Task requirements: Gather all lines containing the string "React" and copy them out.

Given data:
-*-*-

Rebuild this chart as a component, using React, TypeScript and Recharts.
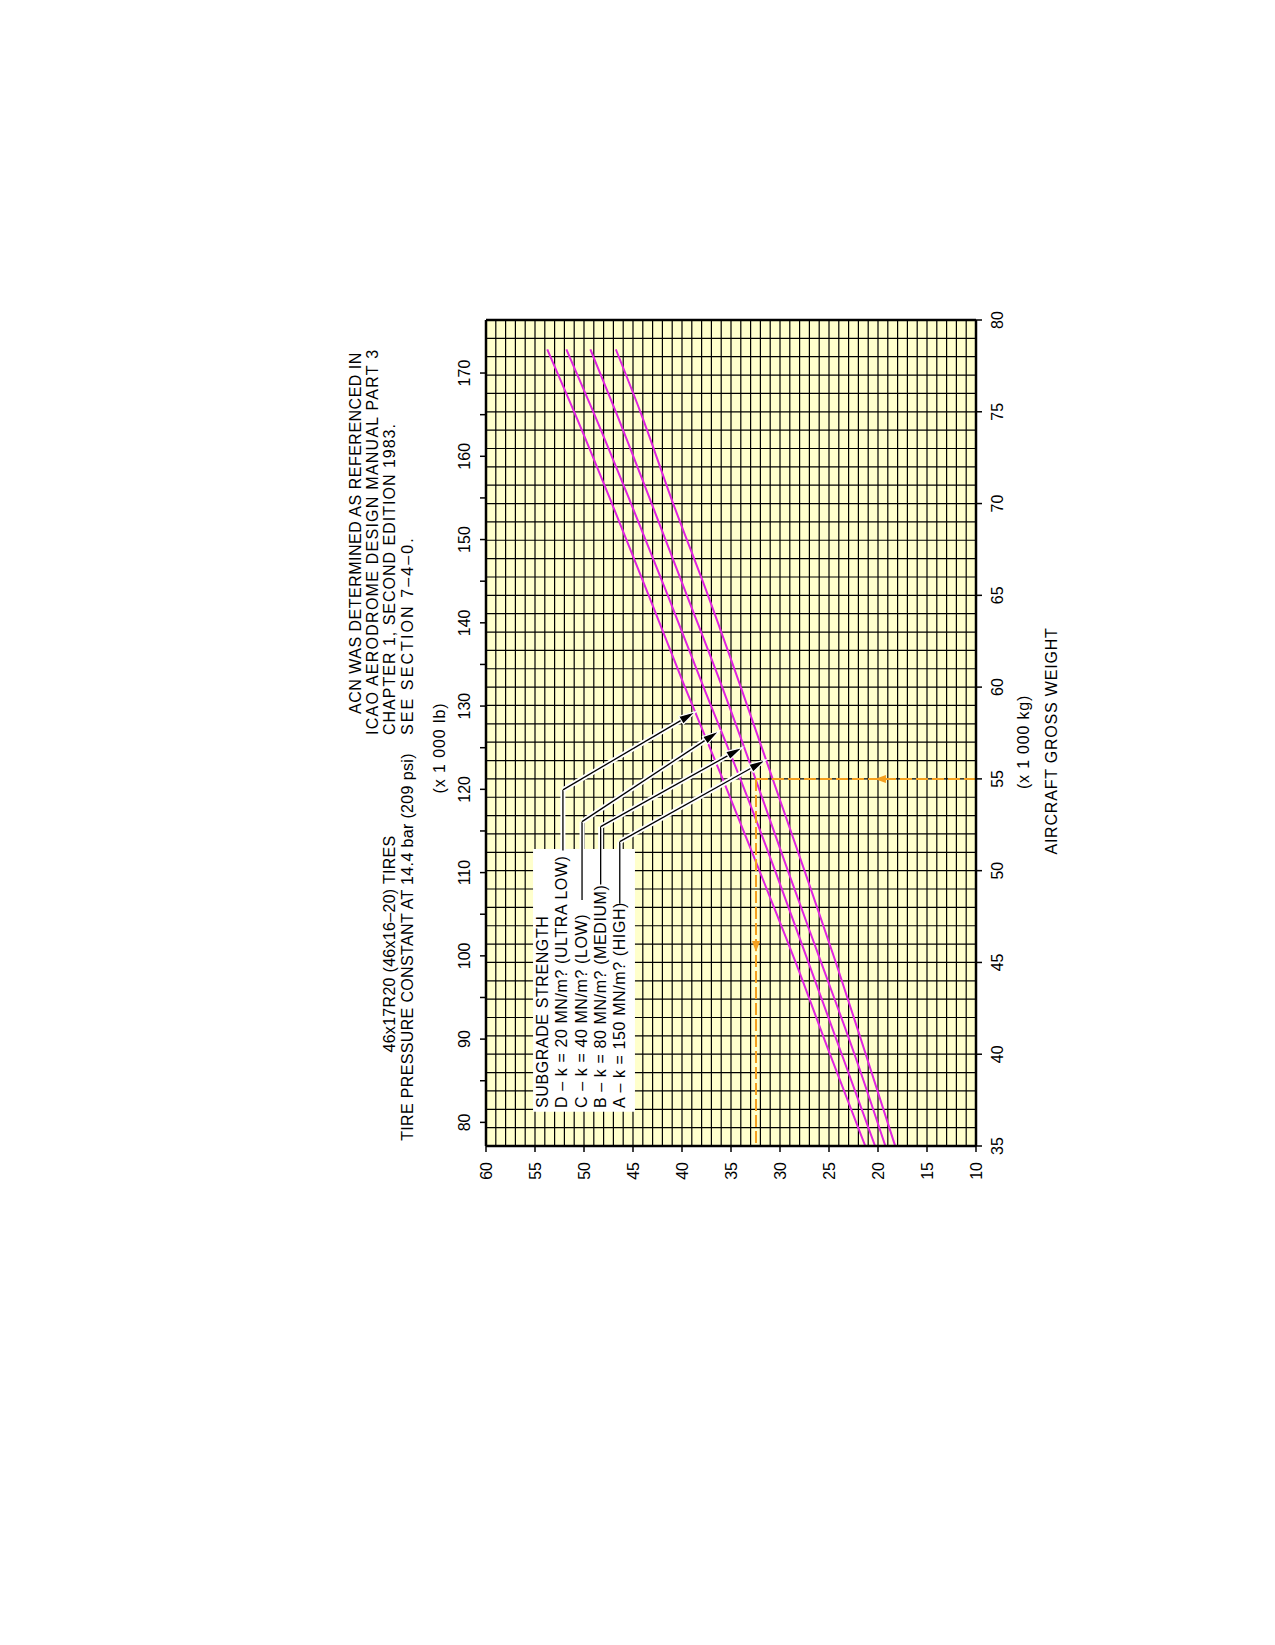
import React from 'react';
import {
  ComposedChart,
  Line,
  XAxis,
  YAxis,
  CartesianGrid,
  ReferenceLine,
  ReferenceArea,
  ReferenceDot,
} from 'recharts';

// aircraft gross weight (x 1 000 kg) and ACN read for each subgrade
const weights = [35, 40, 45, 50, 55, 60, 65, 70, 75, 78.4];
const acnD = [21.3, 24.9, 28.4, 32.1, 35.85, 39.7, 43.4, 47.15, 51.0, 53.75];
const acnC = [20.3, 23.7, 27.1, 30.5, 34.05, 37.8, 41.45, 45.2, 49.05, 51.8];
const acnB = [19.25, 22.4, 25.8, 29.2, 32.5, 35.9, 39.5, 43.1, 46.75, 49.35];
const acnA = [18.25, 21.25, 24.3, 27.5, 30.75, 34.0, 37.35, 40.9, 44.25, 46.75];

const kgTicks = [35, 40, 45, 50, 55, 60, 65, 70, 75, 80];
const lbTicks = [80, 85, 90, 95, 100, 105, 110, 115, 120, 125, 130, 135, 140, 145, 150, 155, 160, 165, 170];
const acnTicks = [10, 15, 20, 25, 30, 35, 40, 45, 50, 55, 60];

// example reading: 55 000 kg on curve B
const exampleWeight = 55;
const exampleAcn = 32.45;

// leader lines from the legend to the curves: [weight, acn]
const leaderD = [[51.1, 52.15], [54.4, 52.15], [58.66, 38.6]];
const leaderC = [[48.4, 50.2], [52.67, 50.2], [57.61, 36.2]];
const leaderB = [[49.25, 48.3], [52.4, 48.3], [56.72, 33.8]];
const leaderA = [[48.2, 46.35], [51.58, 46.35], [56.03, 31.45]];

const LB_PER_KG = 2.20462;
const FONT = '"Liberation Sans", Arial, Helvetica, sans-serif';
const MAGENTA = '#e024e0';
const ORANGE = '#f5a01e';

const rows = weights.map((w, i) => ({
  w,
  lb: w * LB_PER_KG,
  D: acnD[i],
  C: acnC[i],
  B: acnB[i],
  A: acnA[i],
}));
const kgGrid = Array.from({ length: 46 }, (_, i) => 35 + i);
const acnGrid = Array.from({ length: 51 }, (_, i) => 10 + i);

const haloLine = (arrow: boolean) => (p: any) => {
  const { x1, y1, x2, y2 } = p;
  let head = null;
  let ex = x2;
  let ey = y2;
  if (arrow) {
    const a = Math.atan2(y2 - y1, x2 - x1);
    const len = 17;
    const half = 4.5;
    const bx = x2 - len * Math.cos(a);
    const by = y2 - len * Math.sin(a);
    const nx = -Math.sin(a) * half;
    const ny = Math.cos(a) * half;
    ex = bx;
    ey = by;
    head = (
      <polygon
        points={`${x2},${y2} ${bx + nx},${by + ny} ${bx - nx},${by - ny}`}
        fill="#000"
        stroke="#fff"
        strokeWidth={1.2}
      />
    );
  }
  return (
    <g>
      <line x1={x1} y1={y1} x2={ex} y2={ey} stroke="#fff" strokeWidth={5} />
      <line x1={x1} y1={y1} x2={ex} y2={ey} stroke="#000" strokeWidth={1.3} />
      {head}
    </g>
  );
};

const orangeHead = (dir: 'up' | 'left') => (p: any) => {
  const { cx, cy } = p;
  const pts =
    dir === 'up'
      ? `${cx},${cy - 7} ${cx - 4},${cy + 4} ${cx + 4},${cy + 4}`
      : `${cx - 7},${cy} ${cx + 4},${cy - 4} ${cx + 4},${cy + 4}`;
  return <polygon points={pts} fill={ORANGE} />;
};

const Txt = ({ u, v, center, ls = 0.8, children }: any) => (
  <div
    style={{
      position: 'absolute',
      left: u,
      top: v - 8,
      fontSize: 16,
      lineHeight: '16px',
      letterSpacing: ls,
      whiteSpace: 'pre',
      color: '#000',
      transform: center ? 'translateX(-50%)' : undefined,
    }}
  >
    {children}
  </div>
);

function leader(pts: number[][], key: string) {
  return [
    <ReferenceLine
      key={key + '1'}
      xAxisId="kg"
      yAxisId="acn"
      segment={[{ x: pts[0][0], y: pts[0][1] }, { x: pts[1][0], y: pts[1][1] }]}
      shape={haloLine(false)}
      ifOverflow="visible"
    />,
    <ReferenceLine
      key={key + '2'}
      xAxisId="kg"
      yAxisId="acn"
      segment={[{ x: pts[1][0], y: pts[1][1] }, { x: pts[2][0], y: pts[2][1] }]}
      shape={haloLine(true)}
      ifOverflow="visible"
    />,
  ];
}

export default function App() {
  const tickStyle = { fontSize: 16, fill: '#000', fontFamily: FONT };
  const axisStyle = { stroke: '#000', strokeWidth: 2.5 };
  const tickLineStyle = { stroke: '#000', strokeWidth: 1.5 };

  return (
    <div
      style={{
        position: 'absolute',
        left: 0,
        top: 0,
        width: 1275,
        height: 1645,
        overflow: 'hidden',
        background: '#fff',
        fontFamily: FONT,
      }}
    >
      <div
        style={{
          position: 'absolute',
          left: 0,
          top: 1645,
          width: 1645,
          height: 1275,
          transform: 'rotate(-90deg)',
          transformOrigin: '0 0',
        }}
      >
        <ComposedChart
          width={1645}
          height={1275}
          data={rows}
          margin={{ top: 446, right: 310, bottom: 259, left: 439 }}
        >
          <CartesianGrid
            xAxisId="kg"
            yAxisId="acn"
            verticalValues={kgGrid}
            horizontalValues={acnGrid}
            stroke="#000"
            strokeWidth={1.2}
            fill="#ffffcc"
            fillOpacity={1}
          />
          <XAxis
            xAxisId="kg"
            dataKey="w"
            type="number"
            orientation="bottom"
            domain={[35, 80]}
            allowDataOverflow
            ticks={kgTicks}
            interval={0}
            height={40}
            tickSize={6}
            tickMargin={10}
            tick={tickStyle}
            axisLine={axisStyle}
            tickLine={tickLineStyle}
          />
          <XAxis
            xAxisId="lb"
            dataKey="lb"
            type="number"
            orientation="top"
            domain={[35 * LB_PER_KG, 80 * LB_PER_KG]}
            allowDataOverflow
            ticks={lbTicks}
            interval={0}
            height={40}
            tickSize={6}
            tickMargin={10}
            tick={tickStyle}
            tickFormatter={(v: number) => (v % 10 === 0 ? String(v) : '')}
            axisLine={axisStyle}
            tickLine={tickLineStyle}
          />
          <YAxis
            yAxisId="acn"
            type="number"
            domain={[10, 60]}
            allowDataOverflow
            ticks={acnTicks}
            interval={0}
            width={60}
            tickSize={6}
            tickMargin={10}
            tick={tickStyle}
            axisLine={axisStyle}
            tickLine={tickLineStyle}
          />
          <YAxis
            yAxisId="r"
            orientation="right"
            type="number"
            domain={[10, 60]}
            allowDataOverflow
            width={10}
            tick={false}
            tickLine={false}
            axisLine={axisStyle}
          />

          <ReferenceArea
            xAxisId="kg"
            yAxisId="acn"
            x1={36.86}
            x2={51.18}
            y1={44.8}
            y2={55.2}
            fill="#fff"
            fillOpacity={1}
            stroke="none"
            ifOverflow="visible"
          />

          {/* carries the lb scale only, draws nothing */}
          <Line xAxisId="lb" yAxisId="acn" dataKey="D" stroke="none" dot={false} activeDot={false} isAnimationActive={false} />

          <Line xAxisId="kg" yAxisId="acn" type="monotone" dataKey="D" stroke={MAGENTA} strokeWidth={2} dot={false} isAnimationActive={false} />
          <Line xAxisId="kg" yAxisId="acn" type="monotone" dataKey="C" stroke={MAGENTA} strokeWidth={2} dot={false} isAnimationActive={false} />
          <Line xAxisId="kg" yAxisId="acn" type="monotone" dataKey="B" stroke={MAGENTA} strokeWidth={2} dot={false} isAnimationActive={false} />
          <Line xAxisId="kg" yAxisId="acn" type="monotone" dataKey="A" stroke={MAGENTA} strokeWidth={2} dot={false} isAnimationActive={false} />

          <ReferenceLine
            xAxisId="kg"
            yAxisId="acn"
            segment={[{ x: exampleWeight, y: 10 }, { x: exampleWeight, y: exampleAcn }]}
            stroke={ORANGE}
            strokeWidth={2}
            strokeDasharray="12 4"
          />
          <ReferenceLine
            xAxisId="kg"
            yAxisId="acn"
            segment={[{ x: exampleWeight, y: exampleAcn }, { x: 35, y: exampleAcn }]}
            stroke={ORANGE}
            strokeWidth={2}
            strokeDasharray="12 4"
          />
          <ReferenceDot xAxisId="kg" yAxisId="acn" x={exampleWeight} y={19.6} r={4} shape={orangeHead('up')} />
          <ReferenceDot xAxisId="kg" yAxisId="acn" x={45.95} y={exampleAcn} r={4} shape={orangeHead('left')} />

          {leader(leaderD, 'd')}
          {leader(leaderC, 'c')}
          {leader(leaderB, 'b')}
          {leader(leaderA, 'a')}
        </ComposedChart>

        <Txt u={931} v={356} ls={0.5}>ACN WAS DETERMINED AS REFERENCED IN</Txt>
        <Txt u={910} v={373} ls={1.25}>ICAO AERODROME DESIGN MANUAL PART 3</Txt>
        <Txt u={910} v={390} ls={1.0}>CHAPTER 1, SECOND EDITION 1983.</Txt>
        <Txt u={910} v={408} ls={2.1}>SEE SECTION 7–4–0.</Txt>

        <Txt u={701} v={390} center ls={0.3}>46x17R20 (46x16–20) TIRES</Txt>
        <Txt u={698} v={408} center ls={0.35}>TIRE PRESSURE CONSTANT AT 14.4 bar (209 psi)</Txt>

        <Txt u={897} v={440} center ls={0.9}>(x 1 000 lb)</Txt>
        <Txt u={903} v={1024} center ls={0.8}>(x 1 000 kg)</Txt>
        <Txt u={904} v={1052} center ls={0.8}>AIRCRAFT GROSS WEIGHT</Txt>

        <Txt u={537} v={543} ls={0.6}>SUBGRADE STRENGTH</Txt>
        <Txt u={537} v={562} ls={0.6}>D – k = 20 MN/m? (ULTRA LOW)</Txt>
        <Txt u={537} v={582} ls={0.6}>C – k = 40 MN/m? (LOW)</Txt>
        <Txt u={537} v={601} ls={0.6}>B – k = 80 MN/m? (MEDIUM)</Txt>
        <Txt u={537} v={620} ls={0.6}>A – k = 150 MN/m? (HIGH)</Txt>
      </div>
    </div>
  );
}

-*-*-

Answer for the task:
Rebuild this chart as a component, using React, TypeScript and Recharts.
import React from 'react';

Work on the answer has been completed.